Objective: Without the pictures, output the lines of the material from the very first through the one that holds "0.70, 1.0, 0.60, 0.95, 0.40, 0.82]".

Information supplied:
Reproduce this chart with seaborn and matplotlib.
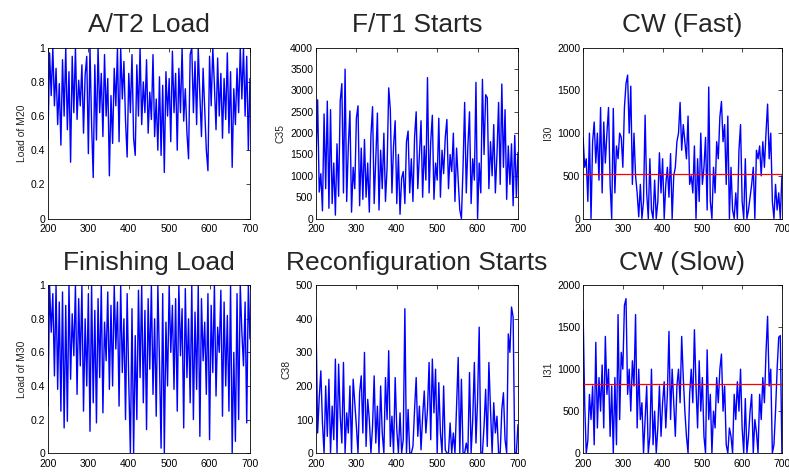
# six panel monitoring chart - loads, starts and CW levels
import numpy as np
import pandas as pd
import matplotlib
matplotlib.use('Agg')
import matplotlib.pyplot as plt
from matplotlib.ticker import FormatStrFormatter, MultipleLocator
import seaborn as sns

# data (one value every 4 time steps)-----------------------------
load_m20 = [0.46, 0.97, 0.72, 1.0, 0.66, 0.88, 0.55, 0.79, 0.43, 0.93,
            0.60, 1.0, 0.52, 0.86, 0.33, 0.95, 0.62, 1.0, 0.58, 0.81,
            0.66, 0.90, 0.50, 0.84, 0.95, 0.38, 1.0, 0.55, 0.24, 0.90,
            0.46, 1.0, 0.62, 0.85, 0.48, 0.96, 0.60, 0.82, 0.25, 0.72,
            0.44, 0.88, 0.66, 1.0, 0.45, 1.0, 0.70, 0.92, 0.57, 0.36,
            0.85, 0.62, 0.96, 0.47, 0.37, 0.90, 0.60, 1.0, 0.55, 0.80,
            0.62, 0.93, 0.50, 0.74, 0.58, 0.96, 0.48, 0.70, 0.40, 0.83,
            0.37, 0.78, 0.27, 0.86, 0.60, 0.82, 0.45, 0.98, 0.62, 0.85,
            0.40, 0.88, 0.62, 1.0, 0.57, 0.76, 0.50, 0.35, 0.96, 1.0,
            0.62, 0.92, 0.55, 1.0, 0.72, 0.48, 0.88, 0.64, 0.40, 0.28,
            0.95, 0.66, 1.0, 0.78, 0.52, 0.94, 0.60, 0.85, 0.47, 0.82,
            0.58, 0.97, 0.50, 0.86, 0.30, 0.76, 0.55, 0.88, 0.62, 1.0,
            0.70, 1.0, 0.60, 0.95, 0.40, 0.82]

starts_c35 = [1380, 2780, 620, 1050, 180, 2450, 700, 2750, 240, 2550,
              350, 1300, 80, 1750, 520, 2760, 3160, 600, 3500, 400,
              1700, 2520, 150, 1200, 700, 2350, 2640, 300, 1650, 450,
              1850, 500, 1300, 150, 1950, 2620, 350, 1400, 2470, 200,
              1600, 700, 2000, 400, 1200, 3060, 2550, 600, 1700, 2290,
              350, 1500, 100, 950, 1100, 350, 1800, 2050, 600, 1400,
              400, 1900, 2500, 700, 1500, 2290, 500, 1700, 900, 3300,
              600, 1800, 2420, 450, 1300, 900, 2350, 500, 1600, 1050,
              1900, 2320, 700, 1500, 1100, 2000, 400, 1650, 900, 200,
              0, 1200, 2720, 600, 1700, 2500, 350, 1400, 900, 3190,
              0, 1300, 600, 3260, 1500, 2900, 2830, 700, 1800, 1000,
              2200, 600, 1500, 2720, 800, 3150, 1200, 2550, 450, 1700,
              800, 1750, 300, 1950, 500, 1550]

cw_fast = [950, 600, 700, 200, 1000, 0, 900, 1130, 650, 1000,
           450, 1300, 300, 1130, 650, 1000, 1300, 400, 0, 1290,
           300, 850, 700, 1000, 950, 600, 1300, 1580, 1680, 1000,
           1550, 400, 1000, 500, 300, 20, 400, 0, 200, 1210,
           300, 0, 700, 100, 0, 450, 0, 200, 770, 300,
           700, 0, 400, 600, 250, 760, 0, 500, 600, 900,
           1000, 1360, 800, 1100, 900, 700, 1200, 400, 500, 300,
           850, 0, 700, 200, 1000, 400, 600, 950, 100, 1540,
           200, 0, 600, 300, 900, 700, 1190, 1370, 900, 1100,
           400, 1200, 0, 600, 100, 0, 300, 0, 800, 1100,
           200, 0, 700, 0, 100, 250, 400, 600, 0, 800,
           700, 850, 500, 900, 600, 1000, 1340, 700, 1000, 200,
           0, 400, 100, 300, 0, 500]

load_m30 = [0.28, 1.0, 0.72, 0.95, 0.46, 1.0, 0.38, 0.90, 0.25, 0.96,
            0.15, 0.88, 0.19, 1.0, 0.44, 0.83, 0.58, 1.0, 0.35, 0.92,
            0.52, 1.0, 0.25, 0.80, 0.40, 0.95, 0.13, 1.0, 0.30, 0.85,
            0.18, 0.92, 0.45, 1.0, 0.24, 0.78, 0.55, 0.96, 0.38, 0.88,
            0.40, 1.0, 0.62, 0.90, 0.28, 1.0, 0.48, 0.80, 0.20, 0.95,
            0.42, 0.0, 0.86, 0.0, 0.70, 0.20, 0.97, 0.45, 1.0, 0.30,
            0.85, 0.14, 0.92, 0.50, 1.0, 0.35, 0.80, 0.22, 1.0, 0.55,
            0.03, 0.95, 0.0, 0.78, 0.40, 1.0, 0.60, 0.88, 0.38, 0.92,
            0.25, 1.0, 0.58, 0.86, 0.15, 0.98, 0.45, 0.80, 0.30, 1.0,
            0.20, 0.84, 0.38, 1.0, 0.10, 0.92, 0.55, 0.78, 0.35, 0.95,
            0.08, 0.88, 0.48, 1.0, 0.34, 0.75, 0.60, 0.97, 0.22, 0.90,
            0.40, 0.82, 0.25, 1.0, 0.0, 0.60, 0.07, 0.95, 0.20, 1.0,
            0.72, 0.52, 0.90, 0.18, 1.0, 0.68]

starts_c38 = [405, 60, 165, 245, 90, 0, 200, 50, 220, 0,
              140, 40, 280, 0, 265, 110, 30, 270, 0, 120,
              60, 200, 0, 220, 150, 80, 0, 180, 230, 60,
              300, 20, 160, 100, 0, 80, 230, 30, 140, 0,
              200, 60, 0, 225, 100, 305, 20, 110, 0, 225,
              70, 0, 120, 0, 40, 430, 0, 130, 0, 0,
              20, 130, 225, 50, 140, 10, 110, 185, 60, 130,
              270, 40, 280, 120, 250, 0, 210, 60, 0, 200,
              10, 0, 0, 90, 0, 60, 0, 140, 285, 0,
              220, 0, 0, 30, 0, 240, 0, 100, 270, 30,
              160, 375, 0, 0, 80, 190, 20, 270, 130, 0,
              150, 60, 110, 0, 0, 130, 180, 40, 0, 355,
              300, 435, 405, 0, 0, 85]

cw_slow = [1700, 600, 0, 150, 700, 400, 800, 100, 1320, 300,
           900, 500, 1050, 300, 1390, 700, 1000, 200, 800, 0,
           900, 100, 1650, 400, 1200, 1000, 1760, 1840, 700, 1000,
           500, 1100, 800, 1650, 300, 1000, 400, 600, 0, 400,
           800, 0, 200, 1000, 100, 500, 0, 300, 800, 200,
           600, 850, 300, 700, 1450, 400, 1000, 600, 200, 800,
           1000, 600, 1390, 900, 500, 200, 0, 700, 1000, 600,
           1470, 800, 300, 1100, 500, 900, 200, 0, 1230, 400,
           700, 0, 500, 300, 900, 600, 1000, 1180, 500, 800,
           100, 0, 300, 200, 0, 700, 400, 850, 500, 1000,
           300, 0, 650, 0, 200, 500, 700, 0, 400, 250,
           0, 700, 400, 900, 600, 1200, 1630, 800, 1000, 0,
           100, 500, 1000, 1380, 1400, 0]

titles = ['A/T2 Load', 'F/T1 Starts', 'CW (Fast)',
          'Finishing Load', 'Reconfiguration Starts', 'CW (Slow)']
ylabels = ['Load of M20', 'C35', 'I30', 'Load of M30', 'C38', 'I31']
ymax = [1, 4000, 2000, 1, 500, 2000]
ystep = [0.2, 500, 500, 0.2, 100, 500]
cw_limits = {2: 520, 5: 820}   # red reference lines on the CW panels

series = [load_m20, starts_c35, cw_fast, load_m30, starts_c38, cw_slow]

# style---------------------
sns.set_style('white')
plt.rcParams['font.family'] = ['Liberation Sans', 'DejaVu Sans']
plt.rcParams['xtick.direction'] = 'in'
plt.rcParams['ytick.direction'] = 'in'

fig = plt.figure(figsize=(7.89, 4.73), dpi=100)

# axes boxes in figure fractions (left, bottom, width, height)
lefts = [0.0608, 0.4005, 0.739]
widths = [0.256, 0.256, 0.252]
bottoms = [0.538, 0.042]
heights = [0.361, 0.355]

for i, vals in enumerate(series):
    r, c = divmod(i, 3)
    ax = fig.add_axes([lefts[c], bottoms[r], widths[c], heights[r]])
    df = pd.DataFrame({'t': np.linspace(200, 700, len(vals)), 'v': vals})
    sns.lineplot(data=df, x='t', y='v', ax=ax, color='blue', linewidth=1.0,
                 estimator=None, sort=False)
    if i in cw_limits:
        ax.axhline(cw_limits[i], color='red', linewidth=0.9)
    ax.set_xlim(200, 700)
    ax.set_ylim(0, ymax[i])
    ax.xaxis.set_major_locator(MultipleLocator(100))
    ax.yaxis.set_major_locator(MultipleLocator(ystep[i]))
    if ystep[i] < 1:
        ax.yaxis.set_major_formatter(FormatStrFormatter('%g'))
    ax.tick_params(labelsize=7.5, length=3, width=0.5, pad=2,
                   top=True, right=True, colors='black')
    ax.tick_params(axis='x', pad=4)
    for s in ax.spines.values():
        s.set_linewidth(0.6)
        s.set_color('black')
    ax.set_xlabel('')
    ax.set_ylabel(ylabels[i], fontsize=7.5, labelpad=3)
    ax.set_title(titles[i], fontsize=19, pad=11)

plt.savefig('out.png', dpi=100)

Solution to the exercise:
Reproduce this chart with seaborn and matplotlib.
# six panel monitoring chart - loads, starts and CW levels
import numpy as np
import pandas as pd
import matplotlib
matplotlib.use('Agg')
import matplotlib.pyplot as plt
from matplotlib.ticker import FormatStrFormatter, MultipleLocator
import seaborn as sns

# data (one value every 4 time steps)-----------------------------
load_m20 = [0.46, 0.97, 0.72, 1.0, 0.66, 0.88, 0.55, 0.79, 0.43, 0.93,
            0.60, 1.0, 0.52, 0.86, 0.33, 0.95, 0.62, 1.0, 0.58, 0.81,
            0.66, 0.90, 0.50, 0.84, 0.95, 0.38, 1.0, 0.55, 0.24, 0.90,
            0.46, 1.0, 0.62, 0.85, 0.48, 0.96, 0.60, 0.82, 0.25, 0.72,
            0.44, 0.88, 0.66, 1.0, 0.45, 1.0, 0.70, 0.92, 0.57, 0.36,
            0.85, 0.62, 0.96, 0.47, 0.37, 0.90, 0.60, 1.0, 0.55, 0.80,
            0.62, 0.93, 0.50, 0.74, 0.58, 0.96, 0.48, 0.70, 0.40, 0.83,
            0.37, 0.78, 0.27, 0.86, 0.60, 0.82, 0.45, 0.98, 0.62, 0.85,
            0.40, 0.88, 0.62, 1.0, 0.57, 0.76, 0.50, 0.35, 0.96, 1.0,
            0.62, 0.92, 0.55, 1.0, 0.72, 0.48, 0.88, 0.64, 0.40, 0.28,
            0.95, 0.66, 1.0, 0.78, 0.52, 0.94, 0.60, 0.85, 0.47, 0.82,
            0.58, 0.97, 0.50, 0.86, 0.30, 0.76, 0.55, 0.88, 0.62, 1.0,
            0.70, 1.0, 0.60, 0.95, 0.40, 0.82]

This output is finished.